One mother knows firsthand.

Playful and carefree is how life is for 2-year-old Cassie Bolton. Sherry Bolton said her daughter is a lot like her older sister, Hannah.

Both children loved to play with a "playhouse" Bolton's husband made from a cardboard printer box. Hannah was in it all the time.

"She'd make Cassie laugh hysterically by looking out the windows and, you know, [play] peek-a-boo, going in and out. Hannah'd be giggling hysterically and Cassie would be giggling," Bolton said.

The laughs stopped on a December day in 2002.

Hannah and Cassie were playing in the box while their mother was down the hall doing laundry. Cassie came out and Bolton went to check on Hannah.

"Her legs were sticking out and it was all -- very quickly I thought, you know, she kind of looks a funny color. So I went over and thought I was trying to wake her up.
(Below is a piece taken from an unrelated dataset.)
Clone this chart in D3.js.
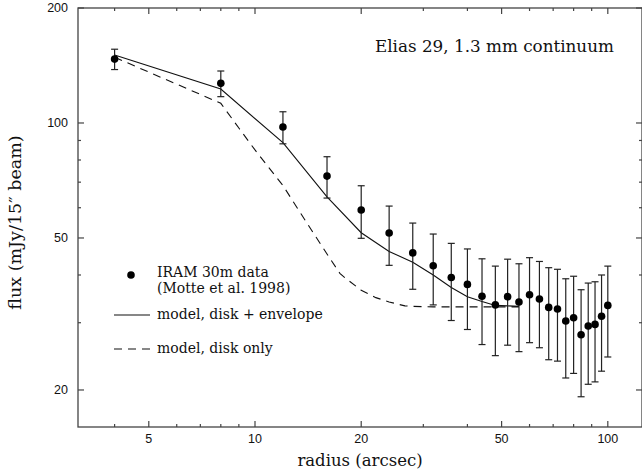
<!DOCTYPE html>
<html>
<head>
<meta charset="utf-8">
<script src="https://cdn.jsdelivr.net/npm/d3@7"></script>
<style>
    body { margin: 0; background: #fff; }
    svg { display: block; }
</style>
</head>
<body>
<div id="chart"></div>
<script>
// IRAM 30m data points (radius in arcsec, flux in mJy/15" beam)
var dataRadius = [4, 8, 12, 16, 20, 24, 28, 32, 36, 40, 44, 48, 52, 56, 60, 64, 68, 72, 76, 80, 84, 88, 92, 96, 100];
var dataFlux = [147, 127, 97.6, 72.6, 59.2, 51.5, 45.7, 42.3, 39.4, 37.8, 35.2, 33.4, 35.1, 34.0, 35.5, 34.6, 32.9, 32.6, 30.3, 30.9, 27.9, 29.4, 29.7, 31.2, 33.3];
var dataErr = [9, 9.8, 9.4, 9, 9.3, 9.1, 9, 8.9, 9, 9, 8.9, 8.8, 8.9, 8.8, 8.9, 8.8, 8.9, 8.8, 8.8, 8.8, 8.7, 8.7, 8.7, 8.8, 8.9];

// model: disk + envelope
var envRadius = [4, 8, 12, 16, 20, 24, 28, 32, 36, 40, 44, 48, 52, 56];
var envFlux = [150.7, 122.7, 88.8, 64.1, 51.6, 46.1, 43.2, 40.0, 37.1, 35.1, 34.1, 33.3, 33.2, 33.1];

// model: disk only
var diskRadius = [4, 8, 9, 10, 12, 14, 16, 17.4, 18, 20, 22, 24, 26.6, 28, 32, 40, 48, 56];
var diskFlux = [148.6, 112.6, 97, 85, 68.6, 54.9, 45.4, 40.4, 39.3, 36.5, 34.9, 34.0, 33.2, 33.1, 33.0, 33.0, 33.0, 33.0];

var xMajor = [5, 10, 20, 50, 100];
var xMinor = [4, 6, 7, 8, 9, 30, 40, 60, 70, 80, 90];
var yMajor = [20, 50, 100, 200];
var yMinor = [30, 40, 60, 70, 80, 90];

var width = 642;
var height = 473;
var margin = {top: 8, right: 0, bottom: 46, left: 78};
var serifFont = "'DejaVu Serif', serif";
var sansFont = "'Liberation Sans', Arial, sans-serif";

var svg = d3.select("#chart").append("svg")
    .attr("width", width)
    .attr("height", height);

// log scales on both axes
var xScale = d3.scaleLog().domain([3.15, 125]).range([margin.left, width - margin.right]);
var yScale = d3.scaleLog().domain([16, 200]).range([height - margin.bottom, margin.top]);

var x0 = xScale.range()[0], x1 = xScale.range()[1];
var y0 = yScale.range()[0], y1 = yScale.range()[1];

// frame
svg.append("rect")
    .attr("x", x0).attr("y", y1)
    .attr("width", x1 - x0).attr("height", y0 - y1)
    .attr("fill", "none")
    .attr("stroke", "#444")
    .attr("stroke-width", 1.3);

// ticks point inwards on all four sides
function addXTicks(values, len) {
    values.forEach(function (v) {
        var x = xScale(v);
        svg.append("line").attr("x1", x).attr("x2", x).attr("y1", y0).attr("y2", y0 - len)
            .attr("stroke", "#444").attr("stroke-width", 1.2);
        svg.append("line").attr("x1", x).attr("x2", x).attr("y1", y1).attr("y2", y1 + len)
            .attr("stroke", "#444").attr("stroke-width", 1.2);
    });
}
function addYTicks(values, len) {
    values.forEach(function (v) {
        var y = yScale(v);
        svg.append("line").attr("x1", x0).attr("x2", x0 + len).attr("y1", y).attr("y2", y)
            .attr("stroke", "#444").attr("stroke-width", 1.2);
        svg.append("line").attr("x1", x1).attr("x2", x1 - len).attr("y1", y).attr("y2", y)
            .attr("stroke", "#444").attr("stroke-width", 1.2);
    });
}
addXTicks(xMajor, 6);
addXTicks(xMinor, 3);
addYTicks(yMajor, 6);
addYTicks(yMinor, 3);

// tick labels
svg.selectAll("text.xTick").data(xMajor).enter()
    .append("text")
    .attr("font-family", sansFont)
    .attr("font-size", 12.5)
    .attr("fill", "#111")
    .attr("x", function (d) { return xScale(d); })
    .attr("y", y0 + 16)
    .attr("text-anchor", "middle")
    .text(function (d) { return d; });

svg.selectAll("text.yTick").data(yMajor).enter()
    .append("text")
    .attr("font-family", sansFont)
    .attr("font-size", 12.5)
    .attr("fill", "#111")
    .attr("x", x0 - 10)
    .attr("y", function (d) { return yScale(d); })
    .attr("dy", "0.35em")
    .attr("text-anchor", "end")
    .text(function (d) { return d; });

// axis titles
svg.append("text")
    .attr("font-family", serifFont)
    .attr("font-size", 16.5)
    .attr("fill", "#111")
    .attr("x", (x0 + x1) / 2)
    .attr("y", 466)
    .attr("text-anchor", "middle")
    .text("radius (arcsec)");

svg.append("text")
    .attr("font-family", serifFont)
    .attr("font-size", 17.5)
    .attr("fill", "#111")
    .attr("transform", "translate(21," + ((y0 + y1) / 2 + 5) + ") rotate(-90)")
    .attr("text-anchor", "middle")
    .text("flux (mJy/15\u2033 beam)");

svg.append("text")
    .attr("font-family", serifFont)
    .attr("font-size", 16.8)
    .attr("fill", "#111")
    .attr("x", 375)
    .attr("y", 52)
    .text("Elias 29, 1.3 mm continuum");

// model curves
var line = d3.line()
    .x(function (d) { return xScale(d[0]); })
    .y(function (d) { return yScale(d[1]); });

svg.append("path")
    .datum(d3.zip(envRadius, envFlux))
    .attr("d", line)
    .attr("fill", "none")
    .attr("stroke", "#111")
    .attr("stroke-width", 1.1);

svg.append("path")
    .datum(d3.zip(diskRadius, diskFlux))
    .attr("d", line)
    .attr("fill", "none")
    .attr("stroke", "#111")
    .attr("stroke-width", 1.1)
    .attr("stroke-dasharray", "8,6");

// error bars with caps
var points = d3.zip(dataRadius, dataFlux, dataErr);
var capW = 3.5;
var bars = svg.selectAll("g.err").data(points).enter().append("g");
bars.append("line")
    .attr("x1", function (d) { return xScale(d[0]); })
    .attr("x2", function (d) { return xScale(d[0]); })
    .attr("y1", function (d) { return yScale(d[1] + d[2]); })
    .attr("y2", function (d) { return yScale(d[1] - d[2]); });
bars.append("line")
    .attr("x1", function (d) { return xScale(d[0]) - capW; })
    .attr("x2", function (d) { return xScale(d[0]) + capW; })
    .attr("y1", function (d) { return yScale(d[1] + d[2]); })
    .attr("y2", function (d) { return yScale(d[1] + d[2]); });
bars.append("line")
    .attr("x1", function (d) { return xScale(d[0]) - capW; })
    .attr("x2", function (d) { return xScale(d[0]) + capW; })
    .attr("y1", function (d) { return yScale(d[1] - d[2]); })
    .attr("y2", function (d) { return yScale(d[1] - d[2]); });
bars.selectAll("line").attr("stroke", "#222").attr("stroke-width", 1.2);

// data points
svg.selectAll("circle.pt").data(points).enter()
    .append("circle")
    .attr("cx", function (d) { return xScale(d[0]); })
    .attr("cy", function (d) { return yScale(d[1]); })
    .attr("r", 3.8)
    .attr("fill", "#000");

// legend
var lg = svg.append("g")
    .attr("font-family", serifFont)
    .attr("font-size", 14)
    .attr("fill", "#111");
lg.append("circle").attr("cx", 131).attr("cy", 275).attr("r", 3.8).attr("fill", "#000");
lg.append("text").attr("x", 157).attr("y", 277).text("IRAM 30m data");
lg.append("text").attr("x", 157).attr("y", 293).text("(Motte et al. 1998)");
lg.append("line").attr("x1", 114).attr("x2", 150).attr("y1", 315).attr("y2", 315)
    .attr("stroke", "#111").attr("stroke-width", 1.1);
lg.append("text").attr("x", 157).attr("y", 319).text("model, disk + envelope");
lg.append("line").attr("x1", 114).attr("x2", 150).attr("y1", 349).attr("y2", 349)
    .attr("stroke", "#111").attr("stroke-width", 1.1).attr("stroke-dasharray", "8,6");
lg.append("text").attr("x", 157).attr("y", 353).text("model, disk only");
</script>
</body>
</html>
I had to kind of unwedge her head from the window and I couldn't feel her breathing or anything," she said.

Bolton called 911. Paramedics and doctors could not revive Hannah.

"That was really the first instant that I realized she was gone and was not coming back," Bolton said.

Hannah had somehow gotten her head caught between the window and the flaps. In her struggle to get out, the box fell over and Hannah was strangled.

Bolton wants to make sure what happened to Hannah does not happen to any other child. She wants parents to take a second look at things that seem harmless.

"I'm not, like, saying no kid should ever play in a cardboard box," she said."[But] if it saves one kid from getting hurt, let alone, you know, dying, then it's worth me talking about it."

Hannah died less than two weeks before her fourth birthday.

In her memory, the Cary Family YMCA started "Hannah's Fund." Money raised pays for preschool and swim lessons for families who cannot afford them.